_What is needed_
Repeat the lines below exactly as they appear, but leave out the images.

_Dataset extract_
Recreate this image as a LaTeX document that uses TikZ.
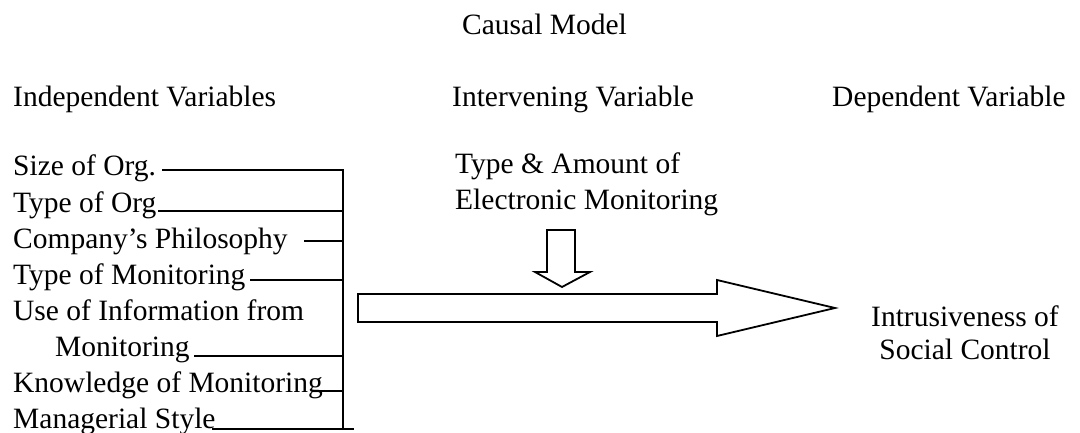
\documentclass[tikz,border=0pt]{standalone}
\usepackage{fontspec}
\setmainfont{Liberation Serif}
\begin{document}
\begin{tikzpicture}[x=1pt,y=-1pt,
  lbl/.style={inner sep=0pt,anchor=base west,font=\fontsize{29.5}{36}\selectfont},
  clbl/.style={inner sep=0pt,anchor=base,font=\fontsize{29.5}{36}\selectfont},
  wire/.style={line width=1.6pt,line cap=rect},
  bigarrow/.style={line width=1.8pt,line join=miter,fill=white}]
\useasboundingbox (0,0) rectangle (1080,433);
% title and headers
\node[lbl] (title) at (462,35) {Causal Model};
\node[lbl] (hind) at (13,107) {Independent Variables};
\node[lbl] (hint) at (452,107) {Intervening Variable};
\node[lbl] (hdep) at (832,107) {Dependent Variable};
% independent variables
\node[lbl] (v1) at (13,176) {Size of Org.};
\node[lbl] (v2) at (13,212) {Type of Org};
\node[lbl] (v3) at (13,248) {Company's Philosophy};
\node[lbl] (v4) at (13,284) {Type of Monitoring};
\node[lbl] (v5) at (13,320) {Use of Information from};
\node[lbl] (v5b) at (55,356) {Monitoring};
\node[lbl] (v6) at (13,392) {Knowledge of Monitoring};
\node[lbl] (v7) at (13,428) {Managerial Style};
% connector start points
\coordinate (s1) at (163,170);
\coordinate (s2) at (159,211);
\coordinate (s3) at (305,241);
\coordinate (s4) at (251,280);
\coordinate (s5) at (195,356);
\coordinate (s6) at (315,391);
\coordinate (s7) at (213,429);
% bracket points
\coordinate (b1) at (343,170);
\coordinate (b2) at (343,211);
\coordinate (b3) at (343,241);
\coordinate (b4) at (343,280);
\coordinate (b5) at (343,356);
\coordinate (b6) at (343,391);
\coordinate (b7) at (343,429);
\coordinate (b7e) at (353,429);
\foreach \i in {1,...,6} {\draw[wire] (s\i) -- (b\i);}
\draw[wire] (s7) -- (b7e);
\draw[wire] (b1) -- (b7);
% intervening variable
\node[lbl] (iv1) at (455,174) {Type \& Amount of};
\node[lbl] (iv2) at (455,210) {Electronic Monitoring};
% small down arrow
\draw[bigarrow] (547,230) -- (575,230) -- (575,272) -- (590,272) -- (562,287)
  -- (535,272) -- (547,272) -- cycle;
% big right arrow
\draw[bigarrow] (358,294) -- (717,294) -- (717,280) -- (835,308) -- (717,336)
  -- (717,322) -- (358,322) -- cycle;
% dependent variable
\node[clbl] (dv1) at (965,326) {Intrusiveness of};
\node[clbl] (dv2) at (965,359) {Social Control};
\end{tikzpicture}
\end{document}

_Answer for the task_
Recreate this image as a LaTeX document that uses TikZ.
\documentclass[tikz,border=0pt]{standalone}
\usepackage{fontspec}
\setmainfont{Liberation Serif}
\begin{document}
\begin{tikzpicture}[x=1pt,y=-1pt,
  lbl/.style={inner sep=0pt,anchor=base west,font=\fontsize{29.5}{36}\selectfont},
  clbl/.style={inner sep=0pt,anchor=base,font=\fontsize{29.5}{36}\selectfont},
  wire/.style={line width=1.6pt,line cap=rect},
  bigarrow/.style={line width=1.8pt,line join=miter,fill=white}]
\useasboundingbox (0,0) rectangle (1080,433);
% title and headers
\node[lbl] (title) at (462,35) {Causal Model};
\node[lbl] (hind) at (13,107) {Independent Variables};
\node[lbl] (hint) at (452,107) {Intervening Variable};
\node[lbl] (hdep) at (832,107) {Dependent Variable};
% independent variables
\node[lbl] (v1) at (13,176) {Size of Org.};
\node[lbl] (v2) at (13,212) {Type of Org};
\node[lbl] (v3) at (13,248) {Company's Philosophy};
\node[lbl] (v4) at (13,284) {Type of Monitoring};
\node[lbl] (v5) at (13,320) {Use of Information from};
\node[lbl] (v5b) at (55,356) {Monitoring};
\node[lbl] (v6) at (13,392) {Knowledge of Monitoring};
\node[lbl] (v7) at (13,428) {Managerial Style};
% connector start points
\coordinate (s1) at (163,170);
\coordinate (s2) at (159,211);
\coordinate (s3) at (305,241);
\coordinate (s4) at (251,280);
\coordinate (s5) at (195,356);
\coordinate (s6) at (315,391);
\coordinate (s7) at (213,429);
% bracket points
\coordinate (b1) at (343,170);
\coordinate (b2) at (343,211);
\coordinate (b3) at (343,241);
\coordinate (b4) at (343,280);
\coordinate (b5) at (343,356);
\coordinate (b6) at (343,391);
\coordinate (b7) at (343,429);
\coordinate (b7e) at (353,429);
\foreach \i in {1,...,6} {\draw[wire] (s\i) -- (b\i);}
\draw[wire] (s7) -- (b7e);
\draw[wire] (b1) -- (b7);
% intervening variable
\node[lbl] (iv1) at (455,174) {Type \& Amount of};
\node[lbl] (iv2) at (455,210) {Electronic Monitoring};
% small down arrow
\draw[bigarrow] (547,230) -- (575,230) -- (575,272) -- (590,272) -- (562,287)
  -- (535,272) -- (547,272) -- cycle;
% big right arrow
\draw[bigarrow] (358,294) -- (717,294) -- (717,280) -- (835,308) -- (717,336)
  -- (717,322) -- (358,322) -- cycle;
% dependent variable
\node[clbl] (dv1) at (965,326) {Intrusiveness of};
\node[clbl] (dv2) at (965,359) {Social Control};
\end{tikzpicture}
\end{document}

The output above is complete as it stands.